Miley plays Miley... Stewart, a young girl with a clandestine personality. While Miley struggles with gym class, she has an alter-ego, the supercharged teen singing sensation Hannah Montana. Much like Super-girl, she tries to keep her secret identity a secret by donning a wig and sunglasses. But an English tabloid reporter is hot on her trail. Her manager (Vanessa Williams) is only worried about keeping the money rolling in while Dad (Billy Ray Cyrus) just wants to keep his teen daughter grounded. This is hard to do in materialistic LA with a materialistic kid. Hannah goes to the extreme by having a fight with Tyra Banks over a shoe.

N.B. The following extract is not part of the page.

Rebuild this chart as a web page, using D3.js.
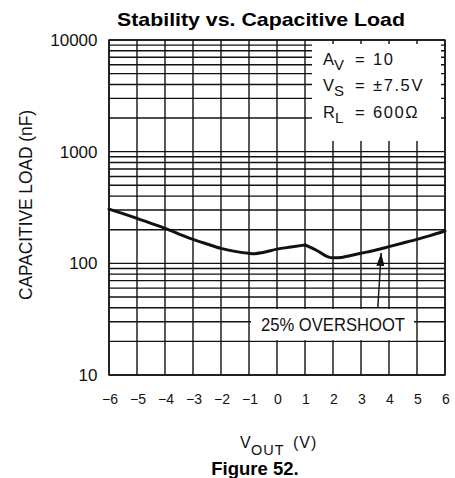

Well, Hannah is asked to appear in NYC, but the private jet winds up in Crowley Corners, Tennessee Miley's original home town. Dad has hi-jacked her to put a little county back into this LA girl. He wants her to connect with both her family and her roots. Even though she is stuck in the sticks for a few weeks, she tries to make the best of it, helping out with the dishes and doing 'in town' shopping. Miley finds that an evil developer (Brian Bostwick) wants to turn her cute little home town into a sprawling mall. Also she discovers that the little boy she left back home is now a dimpled and muscled, non-threatening teen hunk next door.

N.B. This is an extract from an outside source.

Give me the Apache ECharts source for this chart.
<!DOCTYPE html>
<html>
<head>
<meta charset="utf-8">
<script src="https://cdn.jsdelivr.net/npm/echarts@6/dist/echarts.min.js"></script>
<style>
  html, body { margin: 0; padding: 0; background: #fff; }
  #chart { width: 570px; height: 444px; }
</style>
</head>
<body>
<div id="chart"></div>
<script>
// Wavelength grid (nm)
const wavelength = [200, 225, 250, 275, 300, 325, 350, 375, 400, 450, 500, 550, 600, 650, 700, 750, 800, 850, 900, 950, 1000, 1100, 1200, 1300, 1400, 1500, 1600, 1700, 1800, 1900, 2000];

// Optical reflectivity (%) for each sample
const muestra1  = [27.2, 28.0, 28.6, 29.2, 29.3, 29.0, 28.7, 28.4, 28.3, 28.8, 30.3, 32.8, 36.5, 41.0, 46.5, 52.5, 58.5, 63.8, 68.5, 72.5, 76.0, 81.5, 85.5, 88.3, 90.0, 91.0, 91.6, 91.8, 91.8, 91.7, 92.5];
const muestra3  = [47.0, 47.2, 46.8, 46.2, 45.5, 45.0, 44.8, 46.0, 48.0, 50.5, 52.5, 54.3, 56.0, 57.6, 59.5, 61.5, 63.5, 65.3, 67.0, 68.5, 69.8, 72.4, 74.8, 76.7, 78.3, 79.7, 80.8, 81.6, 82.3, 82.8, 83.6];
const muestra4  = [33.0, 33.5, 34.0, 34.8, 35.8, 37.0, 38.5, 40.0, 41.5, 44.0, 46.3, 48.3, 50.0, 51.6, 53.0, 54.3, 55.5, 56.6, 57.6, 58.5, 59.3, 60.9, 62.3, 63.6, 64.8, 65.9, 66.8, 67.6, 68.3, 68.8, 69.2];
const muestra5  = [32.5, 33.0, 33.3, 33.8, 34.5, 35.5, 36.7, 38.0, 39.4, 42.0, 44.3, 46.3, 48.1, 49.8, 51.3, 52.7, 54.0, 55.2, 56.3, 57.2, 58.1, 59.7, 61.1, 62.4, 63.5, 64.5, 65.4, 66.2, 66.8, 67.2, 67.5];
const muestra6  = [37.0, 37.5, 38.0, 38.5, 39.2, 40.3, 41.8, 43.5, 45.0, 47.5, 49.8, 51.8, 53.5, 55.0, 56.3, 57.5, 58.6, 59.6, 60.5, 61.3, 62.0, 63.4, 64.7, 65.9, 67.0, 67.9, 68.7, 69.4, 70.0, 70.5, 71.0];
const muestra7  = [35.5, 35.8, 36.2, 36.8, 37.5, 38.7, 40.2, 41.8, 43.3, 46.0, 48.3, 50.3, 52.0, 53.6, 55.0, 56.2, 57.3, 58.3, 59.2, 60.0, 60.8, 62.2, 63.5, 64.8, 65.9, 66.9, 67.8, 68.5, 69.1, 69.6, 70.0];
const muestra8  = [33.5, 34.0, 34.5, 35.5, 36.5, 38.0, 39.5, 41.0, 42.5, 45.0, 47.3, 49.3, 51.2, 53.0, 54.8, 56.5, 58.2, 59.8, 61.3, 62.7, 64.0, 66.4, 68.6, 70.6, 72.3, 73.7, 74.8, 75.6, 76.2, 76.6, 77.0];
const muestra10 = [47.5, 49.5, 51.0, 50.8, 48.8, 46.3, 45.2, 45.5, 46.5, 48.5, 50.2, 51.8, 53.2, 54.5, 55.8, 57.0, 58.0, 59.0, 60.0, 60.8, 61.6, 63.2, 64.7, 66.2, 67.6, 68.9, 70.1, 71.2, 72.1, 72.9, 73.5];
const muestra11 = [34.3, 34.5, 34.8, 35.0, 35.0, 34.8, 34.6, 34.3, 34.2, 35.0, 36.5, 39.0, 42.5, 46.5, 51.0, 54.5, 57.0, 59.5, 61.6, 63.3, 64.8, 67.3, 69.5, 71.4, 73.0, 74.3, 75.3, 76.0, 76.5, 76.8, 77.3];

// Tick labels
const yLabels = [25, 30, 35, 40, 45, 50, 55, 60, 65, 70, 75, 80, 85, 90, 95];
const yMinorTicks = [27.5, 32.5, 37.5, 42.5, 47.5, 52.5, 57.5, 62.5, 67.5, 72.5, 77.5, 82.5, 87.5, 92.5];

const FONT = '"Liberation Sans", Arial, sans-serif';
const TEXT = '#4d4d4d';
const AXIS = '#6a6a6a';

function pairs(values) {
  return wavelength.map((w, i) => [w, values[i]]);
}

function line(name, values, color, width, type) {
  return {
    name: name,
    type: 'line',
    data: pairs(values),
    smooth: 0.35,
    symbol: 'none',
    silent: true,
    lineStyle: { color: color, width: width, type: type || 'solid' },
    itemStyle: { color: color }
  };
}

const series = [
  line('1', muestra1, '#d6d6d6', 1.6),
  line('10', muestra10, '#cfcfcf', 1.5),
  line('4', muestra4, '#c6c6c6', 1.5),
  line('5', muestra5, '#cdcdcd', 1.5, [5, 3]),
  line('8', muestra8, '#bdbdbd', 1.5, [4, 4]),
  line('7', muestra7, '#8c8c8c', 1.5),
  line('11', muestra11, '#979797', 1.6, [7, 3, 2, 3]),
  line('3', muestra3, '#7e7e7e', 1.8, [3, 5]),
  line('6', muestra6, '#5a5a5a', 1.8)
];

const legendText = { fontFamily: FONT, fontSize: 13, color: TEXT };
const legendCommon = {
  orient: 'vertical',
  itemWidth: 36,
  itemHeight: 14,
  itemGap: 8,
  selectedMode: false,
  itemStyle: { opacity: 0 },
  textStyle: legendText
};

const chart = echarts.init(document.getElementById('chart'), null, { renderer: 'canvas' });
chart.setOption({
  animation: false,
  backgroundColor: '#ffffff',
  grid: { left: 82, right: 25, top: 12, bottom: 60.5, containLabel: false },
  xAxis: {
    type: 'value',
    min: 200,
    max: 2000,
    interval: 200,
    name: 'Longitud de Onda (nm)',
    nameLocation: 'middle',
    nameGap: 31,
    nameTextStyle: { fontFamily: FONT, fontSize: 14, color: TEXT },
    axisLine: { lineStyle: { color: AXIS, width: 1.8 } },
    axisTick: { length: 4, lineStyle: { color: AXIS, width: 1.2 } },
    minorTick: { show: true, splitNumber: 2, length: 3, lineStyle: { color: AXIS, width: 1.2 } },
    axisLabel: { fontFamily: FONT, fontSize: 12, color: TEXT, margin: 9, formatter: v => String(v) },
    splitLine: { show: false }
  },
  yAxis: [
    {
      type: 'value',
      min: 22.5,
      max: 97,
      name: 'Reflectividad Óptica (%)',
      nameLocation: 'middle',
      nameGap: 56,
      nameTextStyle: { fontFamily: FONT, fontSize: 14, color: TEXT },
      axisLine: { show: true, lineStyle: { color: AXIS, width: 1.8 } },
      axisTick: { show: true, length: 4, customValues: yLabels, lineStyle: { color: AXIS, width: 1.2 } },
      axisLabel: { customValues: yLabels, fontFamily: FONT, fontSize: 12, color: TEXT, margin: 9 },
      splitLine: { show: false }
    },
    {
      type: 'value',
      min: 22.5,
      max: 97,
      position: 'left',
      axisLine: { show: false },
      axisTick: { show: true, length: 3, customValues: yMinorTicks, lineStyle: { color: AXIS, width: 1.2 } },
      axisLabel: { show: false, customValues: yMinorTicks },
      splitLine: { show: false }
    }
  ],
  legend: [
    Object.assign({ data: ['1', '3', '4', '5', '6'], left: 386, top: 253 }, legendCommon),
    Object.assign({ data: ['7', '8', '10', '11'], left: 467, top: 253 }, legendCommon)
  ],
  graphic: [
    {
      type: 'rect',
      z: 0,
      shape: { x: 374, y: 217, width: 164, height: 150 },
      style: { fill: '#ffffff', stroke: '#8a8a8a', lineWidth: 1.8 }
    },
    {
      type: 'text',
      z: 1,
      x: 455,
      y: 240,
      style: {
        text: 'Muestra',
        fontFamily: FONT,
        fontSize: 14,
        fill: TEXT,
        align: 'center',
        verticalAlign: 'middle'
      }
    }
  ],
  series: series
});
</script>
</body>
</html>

The film is about finding out what is important AKA small town values and family. Oh, and how Hannah Montana will have to ride to the rescue.
No one in the cast delves into their characters to any degree of pain or reflection of the human condition. Let's face it, this is a Hannah Montana movie and not Shakespeare. It is a bunch of nice people trying to keep a nice place nice. Even all the bad guys have a huge degree of niceness.

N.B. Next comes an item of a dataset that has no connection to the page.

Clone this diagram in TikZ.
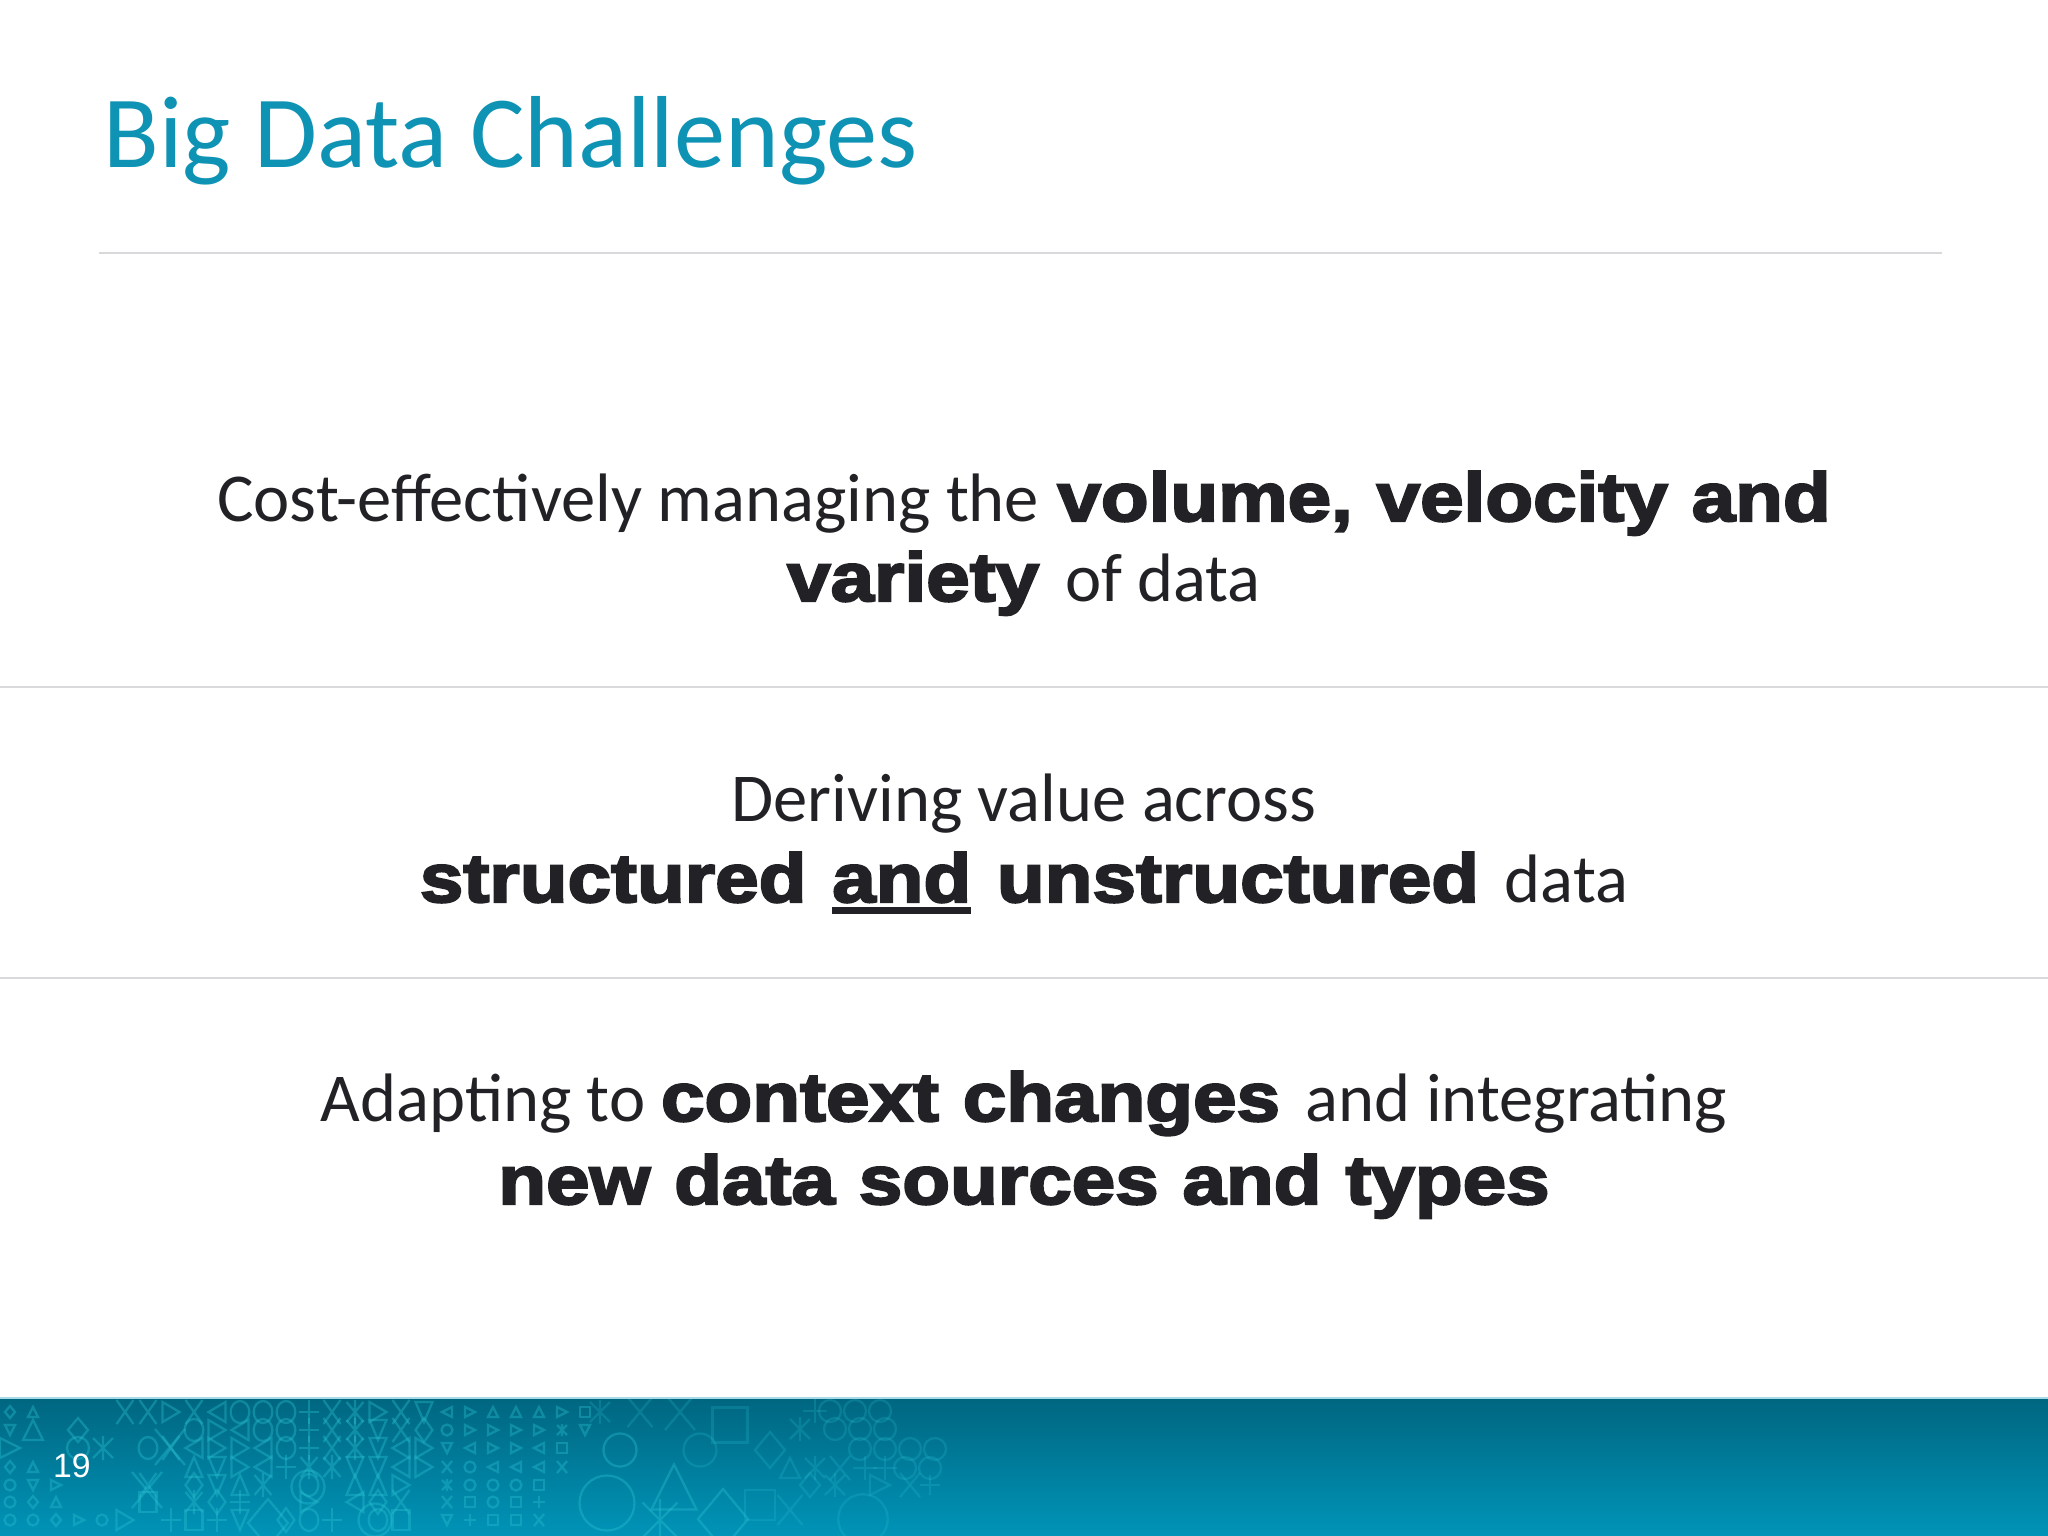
\documentclass[tikz,border=0pt]{standalone}
\usepackage{fontspec}
\setmainfont{Carlito}
\setsansfont{Liberation Sans}
\newfontfamily\heavyfont{Liberation Sans}[FakeBold=3.2,FakeStretch=1.14,WordSpace=1.1]
\usetikzlibrary{positioning}
\definecolor{titleblue}{HTML}{0F93B5}
\definecolor{bodyink}{HTML}{222226}
\definecolor{ruleline}{HTML}{D9D9DC}
\definecolor{bandtop}{HTML}{006680}
\definecolor{bandlow}{HTML}{0094B8}
\definecolor{glyphline}{HTML}{2CC4D4}
\newcommand{\hv}[1]{{\heavyfont\bfseries #1}}
\newcommand{\hvline}[1]{\setbox0\hbox{\heavyfont\bfseries #1}\rlap{\rule[-0.17em]{\wd0}{0.1em}}\box0\relax}
\newcommand{\hvgap}{\hspace{0.15em}}
\tikzset{
	titletext/.style = {anchor = base west, text = titleblue, inner sep = 0pt, font = \fontsize{29.1pt}{32pt}\selectfont},
	bodytext/.style = {anchor = base, text = bodyink, inner sep = 0pt, font = \fontsize{19.5pt}{22pt}\selectfont},
	pagetext/.style = {anchor = base, text = white, inner sep = 0pt, font = \sffamily\fontsize{9.6pt}{11pt}\selectfont},
	tall/.style = {xscale = 1.7, yscale = 2},
	no/.pic = {},
	tu/.pic = {\draw (-5,5) -- (5,5) -- (0,-5) -- cycle;},
	td/.pic = {\draw (-5,-5) -- (5,-5) -- (0,5) -- cycle;},
	tr/.pic = {\draw (-5,-5) -- (5,0) -- (-5,5) -- cycle;},
	tl/.pic = {\draw (5,-5) -- (-5,0) -- (5,5) -- cycle;},
	bx/.pic = {\draw (-5,-5) rectangle (5,5);},
	ci/.pic = {\draw (0,0) circle (5.5);},
	di/.pic = {\draw (-5,0) -- (0,-6) -- (5,0) -- (0,6) -- cycle;},
	xx/.pic = {\draw (-5,-6) -- (5,6) (-5,6) -- (5,-6);},
	pl/.pic = {\draw (-6,0) -- (6,0) (0,-6) -- (0,6);},
	st/.pic = {\draw (-5,-5) -- (5,5) (-5,5) -- (5,-5) (0,-6) -- (0,6);}
}
\begin{document}
\begin{tikzpicture}[x=0.01cm, y=-0.01cm]
	\useasboundingbox (0,0) rectangle (2048,1536);
	% band
	\fill[white] (0,0) rectangle (2048,1536);
	\fill[top color=bandtop, bottom color=bandlow] (0,1398) rectangle (2048,1536);
	\fill[bandlow!35!white] (0,1397) rectangle (2048,1399);
	% faint glyphs on the band
	\begin{scope}[draw=glyphline, draw opacity=0.36, line width=0.65pt]
		\clip (0,1399) rectangle (2048,1536);
		% small grid
		\foreach \rowy/\rowlist in {
			1412/{tl,tr,tu,tu,tu,tr,bx},
			1430/{ci,tr,tr,tr,tr,st,td},
			1448/{td,tl,tr,tr,tl,bx},
			1467/{xx,ci,tl,tl,tl,xx},
			1485/{st,ci,ci,ci,bx},
			1502/{xx,bx,ci,bx,pl},
			1520/{td,pl,bx,bx,xx}}
			\foreach \k [count=\i] in \rowlist
				\pic at ({424+23*\i},\rowy) {\k};
		% small grid at the left edge
		\foreach \rowy/\rowlist in {
			1412/{di,tu},
			1430/{td},
			1467/{di,tu},
			1485/{ci,td,tr},
			1502/{ci,di,tu},
			1520/{ci,ci,di,tr,ci}}
			\foreach \k [count=\i] in \rowlist
				\pic at ({23*\i-13},\rowy) {\k};
		% tall glyphs
		\foreach \rowy/\rowlist in {
			1412/{xx,xx,tr,xx,tl,ci,ci,ci,pl,xx,st,tr,xx,td},
			1430/{no,no,no,ci,tr,tl,ci,ci,pl,xx,st,td,xx,di},
			1448/{no,ci,xx,tl,tr,tr,tl,ci,pl,xx,st,td,tl,tr},
			1467/{no,no,no,tu,td,tr,tl,pl,st,st,td,td,tl,tr},
			1485/{no,xx,no,di,td,tu,st,no,ci,no,tu,tu,tr,no},
			1502/{no,bx,no,st,di,pl,no,no,tr,no,tl,di,xx,no},
			1520/{tr,no,pl,bx,pl,td,no,di,ci,pl,no,ci,bx,no}}
			\foreach \k [count=\i] in \rowlist
				\pic[tall] at ({102+23*\i},\rowy) {\k};
		% large glyphs
		\foreach \gx/\gy/\gs/\k in {
			33/1430/2/tu, 78/1430/2/di, 10/1448/2/tr, 78/1448/2/ci, 103/1448/2/st,
			147/1490/3/xx, 170/1447/3/xx, 268/1523/4/di, 308/1487/3/ci, 375/1520/3/ci,
			607/1503/5/ci, 674/1487/4.5/tu, 660/1520/3.5/st, 723/1519/5/di, 620/1450/3/ci}
			\pic[scale=\gs] at (\gx,\gy) {\k};
		% further right they fade out
		\begin{scope}[draw opacity=0.22]
			\foreach \gx/\gy/\gs/\k in {
				600/1412/2/st, 640/1412/2.5/xx, 680/1412/3/xx, 730/1425/3.5/bx, 700/1450/3/ci, 770/1450/3/di,
				815/1411/2/pl, 830/1411/2/ci, 855/1411/2/ci, 880/1411/2/ci,
				800/1429/2/st, 835/1429/2/ci, 860/1429/2/ci, 885/1429/2/ci,
				860/1449/2/ci, 885/1449/2/ci, 910/1449/2/ci, 935/1449/2/ci,
				790/1468/2/tu, 815/1468/2/st, 840/1468/2/xx, 865/1468/2/pl, 885/1468/2/pl, 905/1468/2/ci, 930/1468/2/ci,
				810/1485/2/di, 835/1485/2/st, 880/1485/2/tr, 910/1485/2/xx, 930/1485/1.6/pl,
				863/1519/4.5/ci, 790/1510/2.5/xx, 760/1505/3/bx}
				\pic[scale=\gs] at (\gx,\gy) {\k};
		\end{scope}
	\end{scope}
	% title and rules
	\node[titletext] (title) at (103,167) {Big Data Challenges};
	\coordinate (topleft) at (99,253);
	\coordinate (topright) at (1942,253);
	\coordinate (upperleft) at (0,687);
	\coordinate (upperright) at (2048,687);
	\coordinate (lowerleft) at (0,978);
	\coordinate (lowerright) at (2048,978);
	\draw[ruleline, line width=0.5pt] (topleft) -- (topright);
	\draw[ruleline, line width=0.6pt] (upperleft) -- (upperright);
	\draw[ruleline, line width=0.6pt] (lowerleft) -- (lowerright);
	% body lines
	\node[bodytext] (costline) at (1024,521) {Cost-effectively managing the\hspace{0.04em} \hv{volume, velocity and}};
	\node[bodytext] (varietyline) at (1024,601) {\hv{variety}\hvgap{} of data};
	\node[bodytext] (derivingline) at (1024,821) {Deriving value across};
	\node[bodytext] (structuredline) at (1024,902) {\hv{structured}\hvgap{} \hvline{and}\hvgap{} \hv{unstructured}\hvgap{} data};
	\node[bodytext] (adaptingline) at (1024,1121) {Adapting to \hv{context changes}\hvgap{} and integrating};
	\node[bodytext] (newdataline) at (1024,1204) {\hv{new data sources and types}};
	\node[pagetext] (pagenum) at (72,1477) {19};
\end{tikzpicture}
\end{document}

While much has been made about everything in and around Miley and her growing up in front of the camera, the question becomes - will her career be more like Tatum O'Neal or Jodie Foster? And the big answer is a “Who knows?” For now, she's a young kid with a fine voice who is putting out disposable pop tunes that probably won't stand any test of time. She does show a solid degree of acting talent in a self-deprecation style of comic timing.
Billy Ray Cyrus has always come across more as a country poser than a true country star. His one-hit wonder status as a Nashville star shows that even C&W music has some standards. But he does have a certain charm as Dad, and his love interest does seem believable. Though the soul patch on his lower lip is as bad as his career starting mullet.
This is so not a film made for me. It was made for the audience at the press screening, screaming young girls. For that audience, the film does work to a very high degree. But, for the adults who are worried about being bored to tears with the spectacle that will assault them on the big screen - don't worry. In the final analysis, Hannah Montana the Movie is a painless diversion full of fun, frolic and song. It is a non-animated G Rated film, as rare as diamonds today.
And there is a nice cameo by Taylor Swift, who gives a musical highlight that is the biggest song on the soundtrack.